La santé en librairie
Le succès du principe de précaution, aussi bien dans les textes juridiques que dans la vie publique, donne quelque souci à Philippe Kourilsky. D'abord parce que ce principe est utilisé à sens et à contresens par les uns ou les autres, ce qui gêne le scientifique, et peut-être plus encore parce que beaucoup en font un principe d'abstention, ce qui ne saurait satisfaire le chercheur.
Il va donc, en toute rationalité, se demander comment et pourquoi le principe de précaution a fait une irruption aussi spectaculaire dans notre univers. Inquiète des défaillances de la prévention, la société fait de moins en moins confiance aux « principaux acteurs sociaux (politiques, scientifiques, médiatiques et juridiques) », entend avoir son mot à dire sur les risques pris ou à prendre, cherche des coupables dans un univers de dilution des responsabilités, perçoit d'une façon aiguë et volontiers irréaliste les risques, tout particulièrement alimentaires. C'est sur le terreau de telles revendications, « multiples, polymorphes, culturellement typées et variable selon les champs d'application possibles », que le terme principe de précaution a « fait florès, sans qu'on sache bien ce qu'il recouvre », constate Philippe Kourilsky à la fin de son premier chapitre. Il convient alors de « progresser dans la définition », ce qui mène l'auteur à se pencher sur la notion de risque, potentiel ou avéré, de distinguer prévention et précaution, et finalement de revenir à la prudence, mère de la prévention et de la précaution.
Dix commandements
Ayant ainsi déblayé un terrain quelque peu encombré, l'auteur peut concentrer son énergie sur la mise en place des bases d'une « conception positive, utile et utilisable » du principe de précaution. Il va s'agir, « dans le doute, (...) de mettre tout en uvre pour agir au mieux », ce qui est d'abord pour l'auteur affaire de procédures à établir et suivre en toute rigueur, tant en matière d'analyse des risques que de prise de décision, d'évaluation et d'information du public. Les dix commandements de « pur bon sens » qui en découlent, imposent cependant à chacun de nouveaux devoirs : l'institution scientifique, les entreprises, les administrations, l'institution judiciaire, les médias, le public, les politiques, et moins encore les experts, personne ne peut espérer s'exclure de la nécessaire « évolution sociale » et du renouvellement des responsabilités envisagés par l'auteur.

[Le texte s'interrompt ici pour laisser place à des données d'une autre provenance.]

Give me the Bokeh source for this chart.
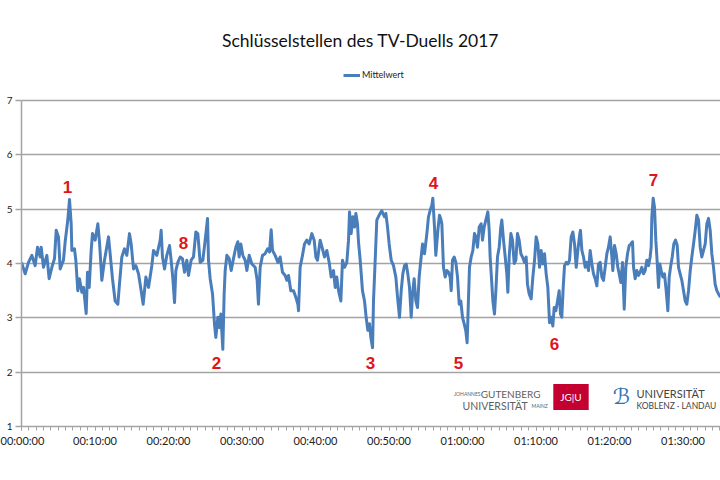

Deux exemples, celui du sang contaminé et celui des OGM, viennent en fin d'ouvrage appuyer la démonstration de l'auteur en indiquant de façon plus précise l'orientation que pourrait prendre l'action issue d'un principe de précaution revu dans le sens positif indiqué. Le débat reste ouvert, la méthode et la rigueur ne suffisant pas toujours à trouver un accord simple autour de « critères philosophiques, éthiques, idéologiques ou religieux » qui ne peuvent être éludés.
« Du bon usage du principe de précaution », Philippe Kourilsky, éditions Odile Jacob, 174 pages, 15 euros.